AMDGPU: Skip waiting on lgkmcnt for global flat loads
AbandonedPublic

Authored by arsenm on May 23 2016, 9:18 PM.

Details

Reviewers
tstellarAMD
Summary

If we know the access isn't to a flat address,
the wait for LDS is not necessary.

Diff Detail

Event Timeline

arsenm updated this revision to Diff 58192.May 23 2016, 9:18 PM
arsenm retitled this revision from to AMDGPU: Skip waiting on lgkmcnt for global flat loads.
arsenm updated this object.
arsenm added a reviewer: tstellarAMD.
arsenm added a subscriber: llvm-commits.
lib/Target/AMDGPU/SIInsertWaits.cpp
221–225

I'm not really sure exactly what this is doing, but as long as this accounts for the fact that the hw LGKM counter is always incremented even if the operation accesses global memory than this is fine.

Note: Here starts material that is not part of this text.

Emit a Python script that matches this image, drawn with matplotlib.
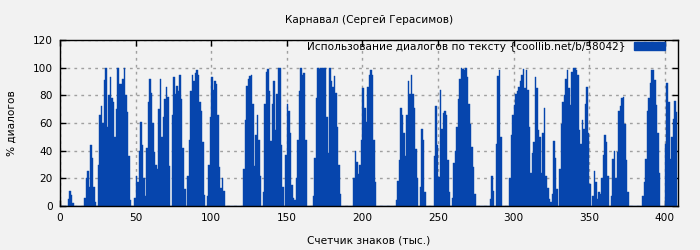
import numpy as np
import matplotlib
matplotlib.use('Agg')
import matplotlib.pyplot as plt
from matplotlib.patches import Patch

# % of dialogue per thousand characters
dialog_pct = [
    0, 0, 0, 0, 0, 5, 11, 8, 2, 0, 0, 0, 0, 0, 0, 0,
    6, 20, 25, 14, 44, 35, 14, 3, 0,
    30, 66, 72, 60, 91, 100, 57, 80, 93, 78, 75, 50, 70, 100, 88, 88, 92, 100, 80, 68, 36, 4,
    0, 0,
    6, 22, 17, 40, 61, 44, 20, 7, 42, 75, 92, 82, 60, 39, 30, 27, 70, 92, 50, 64,
    77, 86, 79, 29, 0,
    66, 93, 81, 87, 83, 95, 77, 42, 12, 0,
    22, 48, 83, 95, 90, 96, 98, 95, 75, 69, 46, 8, 0,
    7, 30, 64, 93, 84, 90, 88, 66, 28, 13, 20, 11,
    0, 0, 0, 0, 0, 0, 0, 0, 0, 0, 0, 0,
    27, 62, 87, 92, 94, 95, 74, 29, 51, 66, 48, 22, 0,
    10, 74, 97, 99, 83, 47, 74, 90, 55, 81, 100, 100, 44, 14, 0,
    37, 74, 69, 53, 15, 6, 4, 20, 48, 83, 100, 95, 96, 48,
    0, 0, 0, 0,
    7, 35, 78, 100, 99, 100, 100, 100, 100, 64, 38, 100, 90, 86, 94, 82, 57, 30, 9,
    0, 0, 0, 0, 0, 0, 0, 0,
    20, 40, 32, 23, 30, 48, 85, 71, 61, 86, 95, 98, 95, 48, 17,
    0, 0, 0, 0, 0, 0, 0, 0, 0, 0, 0, 0, 0,
    4, 18, 33, 71, 66, 53, 36, 66, 90, 81, 95, 81, 71, 41, 20, 0,
    14, 56, 48, 10, 0, 0, 0, 0, 0,
    36, 72, 44, 21, 84, 56, 67, 69, 66, 33, 10, 0,
    6, 31, 40, 57, 77, 92, 100, 99, 98, 100, 93, 74, 59, 43, 28, 9,
    0, 0, 0, 0, 0, 0, 0, 0, 0,
    5, 22, 11, 0, 45, 94, 98, 50, 0, 0, 0, 0, 0,
    20, 51, 66, 73, 81, 83, 86, 90, 95, 99, 85, 98, 84, 57, 24, 38, 46, 93, 85, 55, 50, 24,
    53, 71, 22, 13, 5, 3, 9, 47, 35, 12,
    0,
    27, 59, 75, 80, 92, 98, 85, 73, 97, 100, 100,
    98, 95, 55, 45, 62, 56, 74, 86, 53, 16, 0,
    7, 25, 17, 5, 10, 9, 20, 37, 51, 46, 22, 0,
    7, 34, 40, 20, 39, 69, 72, 78, 79, 59, 33, 10,
    0, 0, 0, 0, 0, 0, 0, 0, 0,
    7, 17, 34, 69, 78, 89, 98, 98, 91, 73, 53, 24, 0, 0, 0,
    45, 89, 75, 34, 50, 63, 76, 68,
]
x_ticks = [0, 50, 100, 150, 200, 250, 300, 350, 400]
y_ticks = [0, 20, 40, 60, 80, 100, 120]

title = 'Карнавал (Сергей Герасимов)'
legend_label = 'Использование диалогов по тексту {coollib.net/b/58042}'
bar_color = '#0645ad'
bg = '#f2f2f2'
fs = 7.6

plt.rcParams['font.family'] = ['DejaVu Sans']
plt.rcParams['font.size'] = fs

fig = plt.figure(figsize=(7, 2.5), dpi=100, facecolor=bg)
ax = fig.add_axes([0.0857, 0.176, 0.8824, 0.664], facecolor=bg)

x = np.arange(len(dialog_pct))
ax.bar(x, dialog_pct, width=1.0, align='edge', color=bar_color,
       edgecolor=bar_color, linewidth=0.3, zorder=2)

ax.set_xlim(0, 408.4)
ax.set_ylim(0, 120)
ax.set_xticks(x_ticks)
ax.set_yticks(y_ticks)
ax.grid(True, color='#a0a0a0', linestyle=(0, (2, 3)), linewidth=1, zorder=1)
ax.tick_params(direction='in', top=True, right=True, length=4, width=1, pad=5,
               labelsize=fs)
for s in ax.spines.values():
    s.set_linewidth(1)
    s.set_color('black')
    s.set_zorder(3)

ax.set_title(title, fontsize=fs, pad=12)
ax.set_xlabel('Счетчик знаков (тыс.)', fontsize=fs, labelpad=9)
ax.set_ylabel('% диалогов', fontsize=fs, labelpad=12)

handle = Patch(facecolor=bar_color, edgecolor=bar_color)
ax.legend([handle], [legend_label], loc='upper right', frameon=False,
          bbox_to_anchor=(0.979, 0.99), borderaxespad=0, borderpad=0,
          markerfirst=False, fontsize=fs, handlelength=2.9, handleheight=0.8,
          handletextpad=0.85)

fig.savefig('out.png', dpi=100, facecolor=bg)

Though, I think you should add some tests that have lds operations before and after a flat instruction that accesses global memory.

arsenm added inline comments.May 24 2016, 5:39 PM
lib/Target/AMDGPU/SIInsertWaits.cpp
221–225

I don't think this is accounting for the hardware increase

arsenm abandoned this revision.Feb 18 2020, 7:29 AM

This pass was replaced

t-tye added inline comments.Feb 18 2020, 9:38 AM
lib/Target/AMDGPU/SIInsertWaits.cpp
221–225

But does the hardware increasing the LGKM counter matter? The hardware will increase it, then decrease it once it determines the FLT address is targeting LDS. So all that that can effect is another memory operation waiting for LGKM, causing them to wait a bit longer. It cannot make any other memory operation satisfy their WAITCNT early so cannot break correctness.

The completion of a FLAT operation that is known to only target VMEM only needs to wait on the vmem counter.